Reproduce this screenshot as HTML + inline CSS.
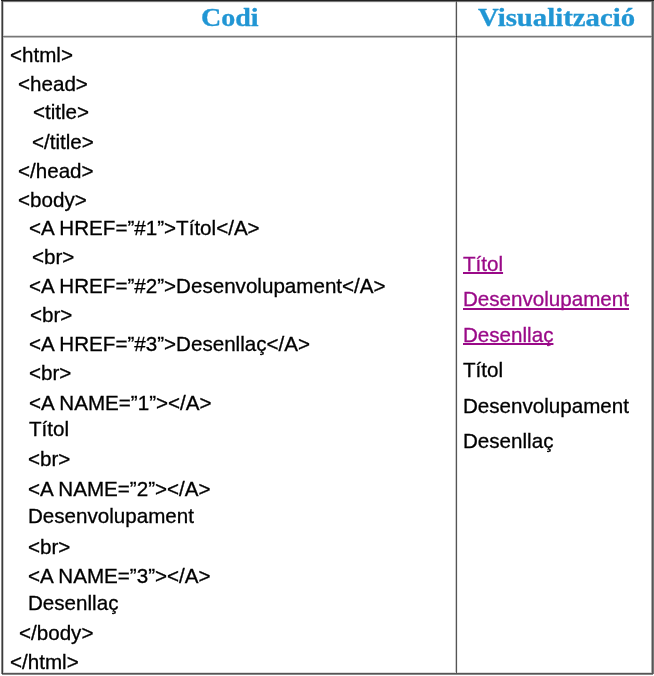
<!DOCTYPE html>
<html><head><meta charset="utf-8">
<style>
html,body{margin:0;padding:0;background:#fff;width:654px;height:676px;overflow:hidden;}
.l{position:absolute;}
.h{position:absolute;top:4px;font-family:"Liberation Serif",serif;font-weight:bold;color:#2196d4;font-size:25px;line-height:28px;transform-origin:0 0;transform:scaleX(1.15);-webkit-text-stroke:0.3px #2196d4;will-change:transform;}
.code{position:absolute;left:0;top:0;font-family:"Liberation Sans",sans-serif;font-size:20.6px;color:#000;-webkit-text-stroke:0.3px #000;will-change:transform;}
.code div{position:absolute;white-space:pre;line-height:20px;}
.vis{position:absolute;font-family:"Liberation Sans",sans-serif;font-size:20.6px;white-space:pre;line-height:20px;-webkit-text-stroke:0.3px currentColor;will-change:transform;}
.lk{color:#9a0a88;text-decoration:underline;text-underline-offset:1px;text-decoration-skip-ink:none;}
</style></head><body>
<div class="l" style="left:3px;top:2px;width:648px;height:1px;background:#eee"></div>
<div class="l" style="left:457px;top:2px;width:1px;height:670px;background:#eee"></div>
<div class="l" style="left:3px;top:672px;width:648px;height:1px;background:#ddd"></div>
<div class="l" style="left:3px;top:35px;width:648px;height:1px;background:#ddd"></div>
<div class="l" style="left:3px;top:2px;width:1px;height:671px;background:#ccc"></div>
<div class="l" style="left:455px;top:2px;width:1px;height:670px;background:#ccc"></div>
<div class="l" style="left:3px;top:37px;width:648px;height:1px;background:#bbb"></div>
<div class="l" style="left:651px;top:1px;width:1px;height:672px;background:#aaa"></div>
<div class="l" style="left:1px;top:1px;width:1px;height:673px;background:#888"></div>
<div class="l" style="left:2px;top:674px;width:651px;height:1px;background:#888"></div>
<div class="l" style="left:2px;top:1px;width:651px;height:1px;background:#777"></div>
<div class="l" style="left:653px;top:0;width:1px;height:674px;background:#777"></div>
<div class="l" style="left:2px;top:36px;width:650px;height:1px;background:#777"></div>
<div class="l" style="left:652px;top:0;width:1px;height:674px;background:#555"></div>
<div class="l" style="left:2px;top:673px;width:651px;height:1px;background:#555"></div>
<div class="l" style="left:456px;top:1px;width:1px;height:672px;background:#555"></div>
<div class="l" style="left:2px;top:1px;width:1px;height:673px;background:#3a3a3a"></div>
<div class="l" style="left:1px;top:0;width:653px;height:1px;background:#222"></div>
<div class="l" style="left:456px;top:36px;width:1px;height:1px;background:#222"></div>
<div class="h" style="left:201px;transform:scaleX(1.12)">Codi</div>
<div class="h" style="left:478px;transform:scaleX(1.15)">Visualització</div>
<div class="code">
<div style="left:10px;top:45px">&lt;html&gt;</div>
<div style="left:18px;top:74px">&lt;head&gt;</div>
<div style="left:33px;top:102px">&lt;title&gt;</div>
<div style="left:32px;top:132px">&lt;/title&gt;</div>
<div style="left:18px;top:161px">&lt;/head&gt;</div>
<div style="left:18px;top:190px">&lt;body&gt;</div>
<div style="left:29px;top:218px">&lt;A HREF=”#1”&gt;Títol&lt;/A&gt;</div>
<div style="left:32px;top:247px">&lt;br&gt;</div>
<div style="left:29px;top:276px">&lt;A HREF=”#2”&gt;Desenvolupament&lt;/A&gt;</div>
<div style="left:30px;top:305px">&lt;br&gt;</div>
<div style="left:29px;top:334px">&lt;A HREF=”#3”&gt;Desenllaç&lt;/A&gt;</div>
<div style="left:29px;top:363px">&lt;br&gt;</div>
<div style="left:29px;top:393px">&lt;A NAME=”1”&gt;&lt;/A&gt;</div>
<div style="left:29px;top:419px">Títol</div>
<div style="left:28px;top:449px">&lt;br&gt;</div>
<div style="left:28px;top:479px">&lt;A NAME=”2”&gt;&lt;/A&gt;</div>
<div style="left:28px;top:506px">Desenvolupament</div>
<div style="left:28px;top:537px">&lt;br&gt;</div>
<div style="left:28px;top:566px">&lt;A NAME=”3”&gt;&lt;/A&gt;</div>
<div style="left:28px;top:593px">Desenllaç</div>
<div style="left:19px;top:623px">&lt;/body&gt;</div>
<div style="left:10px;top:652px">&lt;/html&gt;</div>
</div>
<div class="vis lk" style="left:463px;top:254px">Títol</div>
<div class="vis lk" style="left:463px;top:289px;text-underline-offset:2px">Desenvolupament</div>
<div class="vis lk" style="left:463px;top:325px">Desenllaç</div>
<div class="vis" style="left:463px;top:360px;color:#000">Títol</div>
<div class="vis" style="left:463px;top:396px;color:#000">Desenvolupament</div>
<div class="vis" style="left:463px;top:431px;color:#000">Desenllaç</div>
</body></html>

-.-.-

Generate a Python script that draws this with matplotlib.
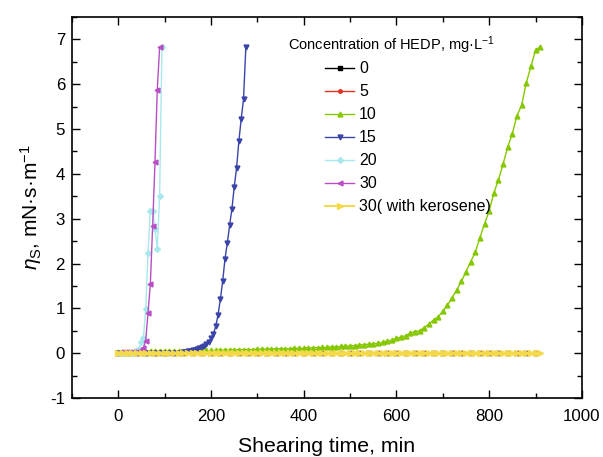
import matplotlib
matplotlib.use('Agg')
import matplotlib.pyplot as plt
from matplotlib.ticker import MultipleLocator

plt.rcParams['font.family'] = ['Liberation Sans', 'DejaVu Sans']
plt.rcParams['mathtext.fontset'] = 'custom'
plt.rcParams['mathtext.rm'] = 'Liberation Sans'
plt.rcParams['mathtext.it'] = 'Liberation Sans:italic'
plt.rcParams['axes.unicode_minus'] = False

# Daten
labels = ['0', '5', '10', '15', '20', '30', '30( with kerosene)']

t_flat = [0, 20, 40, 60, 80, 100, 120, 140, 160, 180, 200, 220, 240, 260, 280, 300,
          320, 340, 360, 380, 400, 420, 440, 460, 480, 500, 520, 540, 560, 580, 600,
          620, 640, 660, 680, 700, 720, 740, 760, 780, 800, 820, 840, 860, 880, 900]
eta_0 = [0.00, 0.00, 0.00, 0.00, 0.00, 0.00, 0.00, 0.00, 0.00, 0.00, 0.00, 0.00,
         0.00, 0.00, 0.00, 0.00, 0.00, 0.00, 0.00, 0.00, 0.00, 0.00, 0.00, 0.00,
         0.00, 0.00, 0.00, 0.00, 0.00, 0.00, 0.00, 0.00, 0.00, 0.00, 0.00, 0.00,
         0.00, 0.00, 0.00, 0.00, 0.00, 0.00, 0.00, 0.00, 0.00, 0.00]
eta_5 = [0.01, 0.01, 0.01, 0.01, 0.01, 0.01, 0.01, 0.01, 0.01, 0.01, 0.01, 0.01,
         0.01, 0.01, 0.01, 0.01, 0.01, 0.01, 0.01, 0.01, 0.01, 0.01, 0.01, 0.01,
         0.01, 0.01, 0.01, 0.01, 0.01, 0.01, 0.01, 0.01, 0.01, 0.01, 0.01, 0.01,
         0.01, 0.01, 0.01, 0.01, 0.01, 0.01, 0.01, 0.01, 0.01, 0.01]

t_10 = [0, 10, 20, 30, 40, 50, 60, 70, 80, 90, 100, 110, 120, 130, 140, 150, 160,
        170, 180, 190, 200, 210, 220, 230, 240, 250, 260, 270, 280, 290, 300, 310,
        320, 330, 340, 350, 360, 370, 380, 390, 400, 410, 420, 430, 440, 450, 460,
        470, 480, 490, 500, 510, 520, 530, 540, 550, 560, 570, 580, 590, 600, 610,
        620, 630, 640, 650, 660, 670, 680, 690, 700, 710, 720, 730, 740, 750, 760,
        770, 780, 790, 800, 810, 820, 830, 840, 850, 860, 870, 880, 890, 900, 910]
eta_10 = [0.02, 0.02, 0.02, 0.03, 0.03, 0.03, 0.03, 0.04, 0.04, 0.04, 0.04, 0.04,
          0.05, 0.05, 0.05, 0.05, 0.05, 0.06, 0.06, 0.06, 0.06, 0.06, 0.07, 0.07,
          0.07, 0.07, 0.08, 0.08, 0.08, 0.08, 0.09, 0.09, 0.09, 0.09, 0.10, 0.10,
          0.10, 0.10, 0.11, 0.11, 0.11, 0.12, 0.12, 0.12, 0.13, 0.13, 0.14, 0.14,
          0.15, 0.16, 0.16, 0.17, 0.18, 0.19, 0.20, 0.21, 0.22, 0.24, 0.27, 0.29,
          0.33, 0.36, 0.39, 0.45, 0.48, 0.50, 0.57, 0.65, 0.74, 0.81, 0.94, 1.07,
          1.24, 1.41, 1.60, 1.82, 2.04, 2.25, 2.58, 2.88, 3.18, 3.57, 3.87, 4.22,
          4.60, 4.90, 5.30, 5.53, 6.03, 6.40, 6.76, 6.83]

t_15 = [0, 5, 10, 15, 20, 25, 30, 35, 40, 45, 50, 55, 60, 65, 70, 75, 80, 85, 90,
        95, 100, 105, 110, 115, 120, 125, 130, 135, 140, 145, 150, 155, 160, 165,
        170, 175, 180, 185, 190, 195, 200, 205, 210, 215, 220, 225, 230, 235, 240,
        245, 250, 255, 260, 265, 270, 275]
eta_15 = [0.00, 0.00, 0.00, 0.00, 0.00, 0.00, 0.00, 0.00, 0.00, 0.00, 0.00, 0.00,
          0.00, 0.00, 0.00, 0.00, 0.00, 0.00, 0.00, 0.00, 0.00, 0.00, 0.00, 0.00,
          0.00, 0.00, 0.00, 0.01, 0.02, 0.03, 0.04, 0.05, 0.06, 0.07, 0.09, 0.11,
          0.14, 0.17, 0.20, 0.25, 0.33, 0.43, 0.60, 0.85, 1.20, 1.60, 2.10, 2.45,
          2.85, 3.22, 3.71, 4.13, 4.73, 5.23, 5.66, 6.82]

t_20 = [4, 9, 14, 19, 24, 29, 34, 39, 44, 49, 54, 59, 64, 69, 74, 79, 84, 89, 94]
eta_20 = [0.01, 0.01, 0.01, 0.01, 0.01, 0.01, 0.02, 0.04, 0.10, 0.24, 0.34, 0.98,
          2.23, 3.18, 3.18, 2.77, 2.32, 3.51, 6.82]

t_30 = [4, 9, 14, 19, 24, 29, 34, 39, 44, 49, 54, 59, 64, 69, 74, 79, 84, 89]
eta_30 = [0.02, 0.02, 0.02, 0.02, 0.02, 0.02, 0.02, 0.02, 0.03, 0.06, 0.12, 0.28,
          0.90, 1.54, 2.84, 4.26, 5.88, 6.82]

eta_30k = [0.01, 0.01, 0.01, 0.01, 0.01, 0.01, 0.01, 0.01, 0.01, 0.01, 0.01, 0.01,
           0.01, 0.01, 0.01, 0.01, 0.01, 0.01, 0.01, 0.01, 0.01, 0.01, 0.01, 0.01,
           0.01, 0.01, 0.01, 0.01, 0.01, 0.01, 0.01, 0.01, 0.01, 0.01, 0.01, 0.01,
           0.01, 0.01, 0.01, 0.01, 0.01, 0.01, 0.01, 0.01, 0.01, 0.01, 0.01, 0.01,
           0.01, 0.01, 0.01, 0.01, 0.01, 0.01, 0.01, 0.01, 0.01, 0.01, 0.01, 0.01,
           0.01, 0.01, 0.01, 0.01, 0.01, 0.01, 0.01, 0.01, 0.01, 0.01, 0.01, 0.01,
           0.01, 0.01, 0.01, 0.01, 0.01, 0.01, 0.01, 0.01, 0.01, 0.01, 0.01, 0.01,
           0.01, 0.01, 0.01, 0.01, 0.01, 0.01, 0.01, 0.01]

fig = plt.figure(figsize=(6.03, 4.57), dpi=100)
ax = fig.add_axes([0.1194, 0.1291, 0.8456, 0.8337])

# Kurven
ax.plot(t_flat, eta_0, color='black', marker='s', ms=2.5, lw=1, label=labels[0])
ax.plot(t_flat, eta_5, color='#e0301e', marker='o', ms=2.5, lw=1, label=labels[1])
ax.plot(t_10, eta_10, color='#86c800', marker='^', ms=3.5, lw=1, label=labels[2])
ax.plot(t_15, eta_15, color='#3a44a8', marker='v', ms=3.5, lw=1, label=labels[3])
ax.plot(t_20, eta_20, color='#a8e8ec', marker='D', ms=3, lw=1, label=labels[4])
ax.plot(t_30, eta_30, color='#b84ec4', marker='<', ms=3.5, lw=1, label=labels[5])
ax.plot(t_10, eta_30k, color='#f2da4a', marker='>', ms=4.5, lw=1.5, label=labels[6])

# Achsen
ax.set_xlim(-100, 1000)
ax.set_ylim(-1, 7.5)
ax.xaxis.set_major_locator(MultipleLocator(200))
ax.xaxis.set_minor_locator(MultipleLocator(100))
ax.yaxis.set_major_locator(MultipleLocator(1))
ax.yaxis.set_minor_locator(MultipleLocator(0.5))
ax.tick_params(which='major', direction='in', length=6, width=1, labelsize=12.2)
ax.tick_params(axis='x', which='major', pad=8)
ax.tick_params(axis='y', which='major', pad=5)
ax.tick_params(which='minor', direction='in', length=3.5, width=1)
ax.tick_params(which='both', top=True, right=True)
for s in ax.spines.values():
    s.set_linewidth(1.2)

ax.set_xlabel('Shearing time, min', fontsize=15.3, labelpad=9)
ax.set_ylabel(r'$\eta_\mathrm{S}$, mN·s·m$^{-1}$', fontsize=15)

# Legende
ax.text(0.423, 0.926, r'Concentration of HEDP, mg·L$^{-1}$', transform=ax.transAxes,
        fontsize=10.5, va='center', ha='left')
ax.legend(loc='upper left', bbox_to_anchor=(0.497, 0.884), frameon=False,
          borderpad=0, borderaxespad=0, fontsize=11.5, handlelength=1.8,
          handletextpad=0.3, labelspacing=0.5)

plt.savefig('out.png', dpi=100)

-.-.-

Go to the line containing "Generate a Python" and copy exactly from there through the line containing "0.01, 0.01, 0.01, 0.01, 0.01, 0.01, 0.01, 0.01, 0.01, 0.01]", both included, and nothing more. Pictures are excluded.

## [Complete output]
Generate a Python script that draws this with matplotlib.
import matplotlib
matplotlib.use('Agg')
import matplotlib.pyplot as plt
from matplotlib.ticker import MultipleLocator

plt.rcParams['font.family'] = ['Liberation Sans', 'DejaVu Sans']
plt.rcParams['mathtext.fontset'] = 'custom'
plt.rcParams['mathtext.rm'] = 'Liberation Sans'
plt.rcParams['mathtext.it'] = 'Liberation Sans:italic'
plt.rcParams['axes.unicode_minus'] = False

# Daten
labels = ['0', '5', '10', '15', '20', '30', '30( with kerosene)']

t_flat = [0, 20, 40, 60, 80, 100, 120, 140, 160, 180, 200, 220, 240, 260, 280, 300,
          320, 340, 360, 380, 400, 420, 440, 460, 480, 500, 520, 540, 560, 580, 600,
          620, 640, 660, 680, 700, 720, 740, 760, 780, 800, 820, 840, 860, 880, 900]
eta_0 = [0.00, 0.00, 0.00, 0.00, 0.00, 0.00, 0.00, 0.00, 0.00, 0.00, 0.00, 0.00,
         0.00, 0.00, 0.00, 0.00, 0.00, 0.00, 0.00, 0.00, 0.00, 0.00, 0.00, 0.00,
         0.00, 0.00, 0.00, 0.00, 0.00, 0.00, 0.00, 0.00, 0.00, 0.00, 0.00, 0.00,
         0.00, 0.00, 0.00, 0.00, 0.00, 0.00, 0.00, 0.00, 0.00, 0.00]
eta_5 = [0.01, 0.01, 0.01, 0.01, 0.01, 0.01, 0.01, 0.01, 0.01, 0.01, 0.01, 0.01,
         0.01, 0.01, 0.01, 0.01, 0.01, 0.01, 0.01, 0.01, 0.01, 0.01, 0.01, 0.01,
         0.01, 0.01, 0.01, 0.01, 0.01, 0.01, 0.01, 0.01, 0.01, 0.01, 0.01, 0.01,
         0.01, 0.01, 0.01, 0.01, 0.01, 0.01, 0.01, 0.01, 0.01, 0.01]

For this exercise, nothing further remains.